● **TASK REQUIREMENTS**: Extract word for word the lines of the listing from its start to the line holding "from matplotlib.patches import Polygon, Patch", both ends kept; pictures are not part of the copy.

-*-

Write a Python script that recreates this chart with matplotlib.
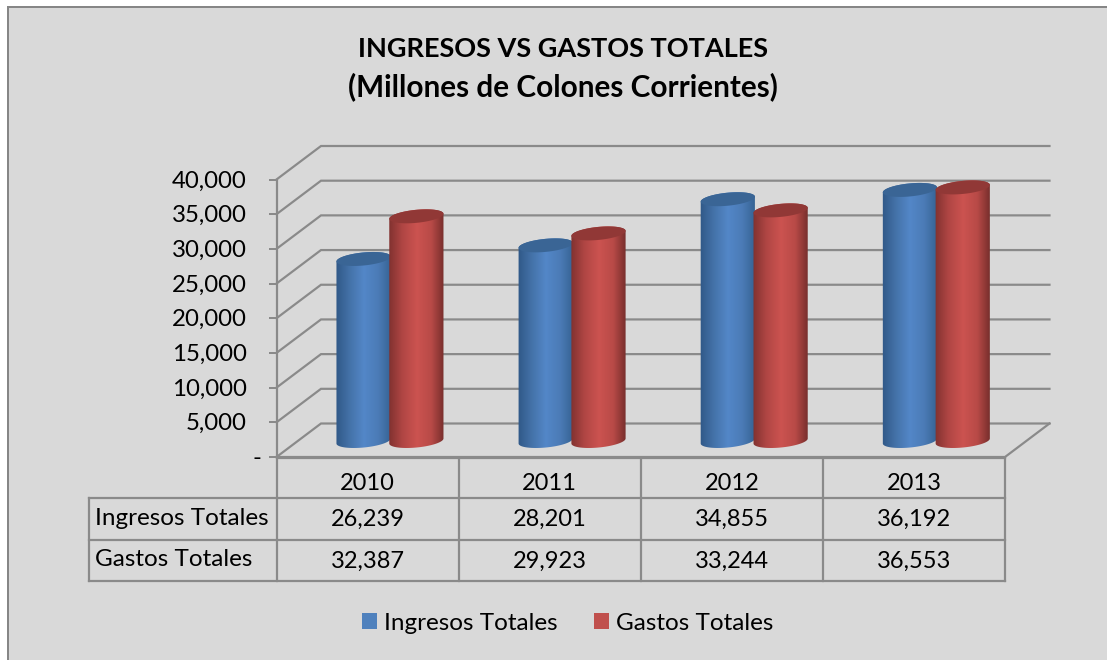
"""
Ingresos vs gastos totales - 3D style cylinder chart with data table
"""

import numpy as np
import matplotlib
matplotlib.use('Agg')
import matplotlib.pyplot as plt
from matplotlib.patches import Polygon, Patch

# Data
YEARS = ['2010', '2011', '2012', '2013']
SERIES_NAMES = ['Ingresos Totales', 'Gastos Totales']
INGRESOS = [26239, 28201, 34855, 36192]
GASTOS = [32387, 29923, 33244, 36553]
TICKS = [0, 5000, 10000, 15000, 20000, 25000, 30000, 35000, 40000]

# Style
W, H = 1107, 660
DPI = 100
BACKGROUND = '#D9D9D9'
LINE = '#8A8A8A'
FONT = 'Lato'
BLUE_STOPS = ['#2E5685', '#4472A8', '#5387C8', '#4B7BB6', '#33608F']
RED_STOPS = ['#7E302E', '#B04644', '#CC5350', '#B84A47', '#6E2A28']
BLUE_TOP, RED_TOP = '#3A6595', '#913836'
BLUE_FLAT, RED_FLAT = '#4F81BD', '#C0504D'

# Plot box in pixels
X0, X1 = 276.5, 1005
Y_TOP, Y_BASE = 179.5, 457
DX, DY = 44.5, 33.5
ROWS_Y = [457.5, 497.5, 539.5, 580.5]
TABLE_LEFT = 89


def px(value):
    return value * 72 / DPI


plt.rcParams['font.family'] = [FONT, 'DejaVu Sans']

fig = plt.figure(figsize=(W / DPI, H / DPI), dpi=DPI)
fig.patch.set_facecolor('white')

# Overlay in pixels: frame, title, table
page = fig.add_axes([0, 0, 1, 1], zorder=0)
page.set_xlim(0, W)
page.set_ylim(H, 0)
page.axis('off')
page.add_patch(plt.Rectangle((8, 7), W, H, facecolor=BACKGROUND,
                             edgecolor='#868686', linewidth=px(2)))
page.text(563, 49, 'INGRESOS VS GASTOS TOTALES', ha='center', va='center',
          fontsize=19.5, fontweight='bold', color='black')
page.text(563, 87, '(Millones de Colones Corrientes)', ha='center', va='center',
          fontsize=21.4, fontweight='bold', color='black')

# Table
col_w = (X1 - X0) / len(YEARS)
col_x = [X0 + i * col_w for i in range(len(YEARS) + 1)]
for x in col_x:
    page.plot([x, x], [ROWS_Y[0], ROWS_Y[-1]], color=LINE, lw=px(2.2))
page.plot([TABLE_LEFT, TABLE_LEFT], [ROWS_Y[1], ROWS_Y[-1]], color=LINE, lw=px(2.2))
page.plot([X0, X1], [ROWS_Y[0], ROWS_Y[0]], color=LINE, lw=px(2.2))
for y in ROWS_Y[1:]:
    page.plot([TABLE_LEFT, X1], [y, y], color=LINE, lw=px(2.2))
for i, year in enumerate(YEARS):
    cx = (col_x[i] + col_x[i + 1]) / 2
    page.text(cx, 483, year, ha='center', va='center', fontsize=17)
    page.text(cx, 519.5, f'{INGRESOS[i]:,}', ha='center', va='center', fontsize=17)
    page.text(cx, 561, f'{GASTOS[i]:,}', ha='center', va='center', fontsize=17)
page.text(95, 518.5, SERIES_NAMES[0], ha='left', va='center', fontsize=17.5)
page.text(95, 559, SERIES_NAMES[1], ha='left', va='center', fontsize=17.5)

# Chart axes, front plane of the 3D box
ax = fig.add_axes([X0 / W, 1 - Y_BASE / H, (X1 - X0) / W, (Y_BASE - Y_TOP) / H], zorder=1)
ax.patch.set_alpha(0)
ax.set_xlim(0, len(YEARS))
ax.set_ylim(0, TICKS[-1])
for side in ['top', 'right', 'bottom']:
    ax.spines[side].set_visible(False)
ax.spines['left'].set_color(LINE)
ax.spines['left'].set_linewidth(px(2.2))
ax.set_xticks([])
ax.set_yticks(TICKS)
ax.set_yticklabels([])
ax.tick_params(axis='y', length=px(8), width=px(2), color=LINE)

sx = len(YEARS) / (X1 - X0)         # category units per pixel
sy = TICKS[-1] / (Y_BASE - Y_TOP)   # value units per pixel

for v in TICKS:
    ax.plot([0, DX * sx, (X1 + DX - X0) * sx], [v, v + DY * sy, v + DY * sy],
            color=LINE, lw=px(2.2), clip_on=False, solid_joinstyle='miter', zorder=1)
    label = f'{v:,}' if v else '-'
    ax.annotate(label, (0, v), xytext=(-px(30 if v else 15), px(-1.5)), textcoords='offset points',
                ha='right', va='center', fontsize=17.3, annotation_clip=False)
ax.plot([0, len(YEARS), len(YEARS) + DX * sx], [0, 0, DY * sy], color=LINE,
        lw=px(2.2), clip_on=False, solid_joinstyle='miter', zorder=1)


def draw_cylinder(cx, value, stops, top_color, z):
    half_w = 27 * sx
    base = 16 * sy
    a = np.linspace(0, 2 * np.pi, 120)
    tilt = np.radians(5)
    ew, eh = 27.2, 6.6

    def ellipse(angle, level):
        ex = ew * np.cos(angle) * np.cos(tilt) + eh * np.sin(angle) * np.sin(tilt)
        ey = ew * np.cos(angle) * np.sin(tilt) + eh * np.sin(angle) * np.cos(tilt)
        return cx + ex * sx, level + ey * sy

    level = value + base
    low = np.linspace(np.pi, 2 * np.pi, 60)
    high = np.linspace(0, np.pi, 60)
    bx, by = ellipse(low, base)
    tx, ty = ellipse(high, level)
    outline = np.column_stack([np.r_[bx, tx], np.r_[by, ty]])
    body = Polygon(outline, closed=True, facecolor='none', edgecolor='none',
                   transform=ax.transData)
    ax.add_patch(body)
    body.set_clip_on(False)

    cmap = matplotlib.colors.LinearSegmentedColormap.from_list('c', stops)
    grad = np.linspace(0, 1, 128).reshape(1, -1)
    im = ax.imshow(grad, cmap=cmap, aspect='auto', interpolation='bilinear', zorder=z,
                   extent=[cx - half_w - 0.01, cx + half_w + 0.01, 0, TICKS[-1] + 4000])
    im.set_clip_path(body)

    ex, ey = ellipse(a, level)
    cap = Polygon(np.column_stack([ex, ey]), closed=True, facecolor=top_color,
                  edgecolor='none', zorder=z + 0.1, clip_on=False)
    ax.add_patch(cap)


# Draw the cylinders, red in front of blue
for i in range(len(YEARS)):
    draw_cylinder(i + 0.478, INGRESOS[i], BLUE_STOPS, BLUE_TOP, 3 + i)
    draw_cylinder(i + 0.768, GASTOS[i], RED_STOPS, RED_TOP, 3.5 + i)
ax.set_xlim(0, len(YEARS))
ax.set_ylim(0, TICKS[-1])

# Legend
handles = [Patch(facecolor=BLUE_FLAT), Patch(facecolor=RED_FLAT)]
page.legend(handles, SERIES_NAMES, ncol=2, frameon=False, loc='center',
            bbox_to_anchor=(567.5 / W, 1 - 623 / H), bbox_transform=fig.transFigure,
            fontsize=17.5, handlelength=0.62, handleheight=0.62, handletextpad=0.29,
            columnspacing=1.48)

fig.savefig('out.png', dpi=DPI)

-*-

● **THE REPLY**:
Write a Python script that recreates this chart with matplotlib.
"""
Ingresos vs gastos totales - 3D style cylinder chart with data table
"""

import numpy as np
import matplotlib
matplotlib.use('Agg')
import matplotlib.pyplot as plt
from matplotlib.patches import Polygon, Patch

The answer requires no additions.